The house I have been renting for more than three months already is located in the district one of Ho Chi Minh City, inside a small alley of Tran Hung Dao Street. Neighbours are ok, and the area is more or less safe, even though at night time Tran Hung Dao looks quite strange and somehow run-down. Our house is very narrow, maybe just 3 meters wide, but high. We have 3 floors and two roof terraces. The rooms are small. Unfortunately the house is somewhat hot during daytime. The alley is so narrow that it can be a mess to go through it and pass parking motorbikes. However, I loved the place from the moment I saw it and had to negotiate hard until I could rent the house. Now there are rumours that the landlady wants to sell it. I hope she won’t. I would like to stay there for a while – until I have a better salary or leave the country.

narrow but high and very basic but all enough – our house at Tran Hung Dao Street

the living-sleeping-multi-function-room

the neighbourhood right of us

the neighbourhood left of us

the view from the roof terrace

Besides the area around the house there is much to explore in Saigon. It is a city with some much of positive and negative aspects that the institution of life itself seems somehow dramatic in this country.
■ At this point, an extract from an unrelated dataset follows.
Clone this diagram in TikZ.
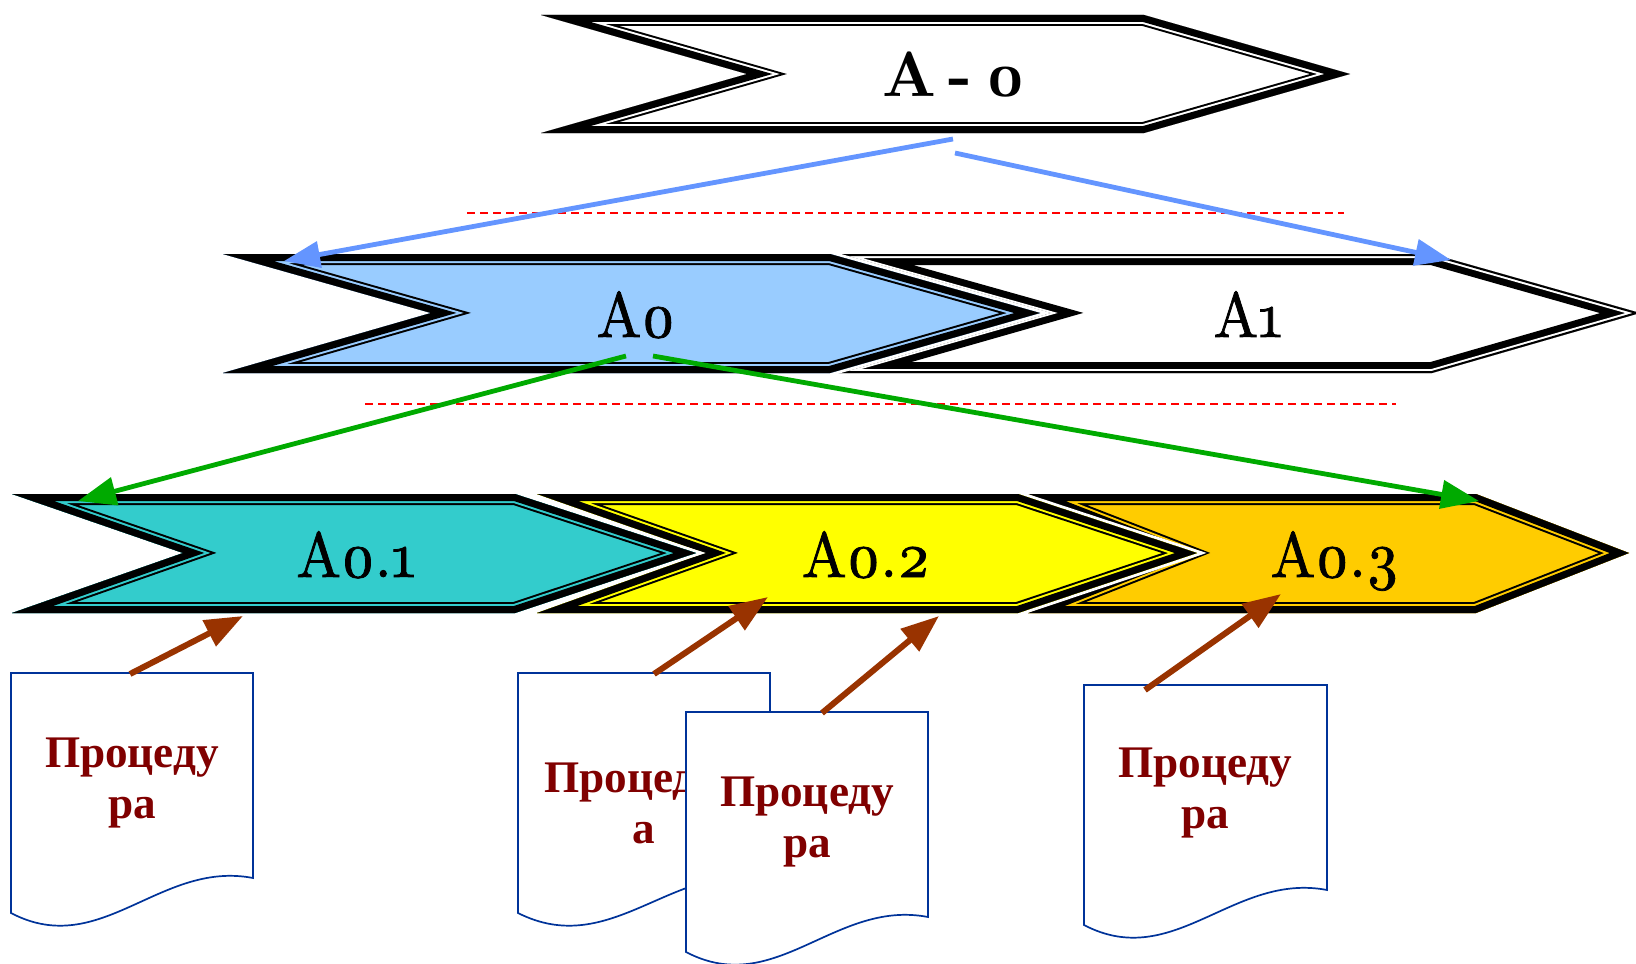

Everyday here feels like a movie in a world that offers the whole range from deeply grotesque to very aesthetic pictures. It is a place that makes you much more aware of the reality of this planet than the ordinary life in Germany can ever achieve. I am not sure whether this is due to the fact how I am living here or whether it might be the general perception of people coming here to explore life in the metropolitan area of a developing nation.

The Mieu Ba Co temple in one of the worst areas of the city…

…however one does not even have to go to bad areas in order to get insights into the negative aspects of this city…

…on top the Ong Lanh bridge all seems peaceful.

Whether poor or rich…

…children are often the ones who are able to make the best out of all.

As Christmas is not really celebrated in Vietnam, we also did not celebrate it much. A small gift, a round across Nguyen Hue Boulevard, a snapshot at the mall. Besides that, hundreds of thousands of people on their motorbikes, a lot of carbon dioxide and pure unnecessary stress - as so often in this country. Because everybody wants to be the first people are blocking the ways of each other. However, we sat on your posh new Christmas present and thus did not have to care much, and instead enjoy the chaos.

imaginary Christmas at Saigon Centre’s ground floor

Wishing everybody a happy new year 2008!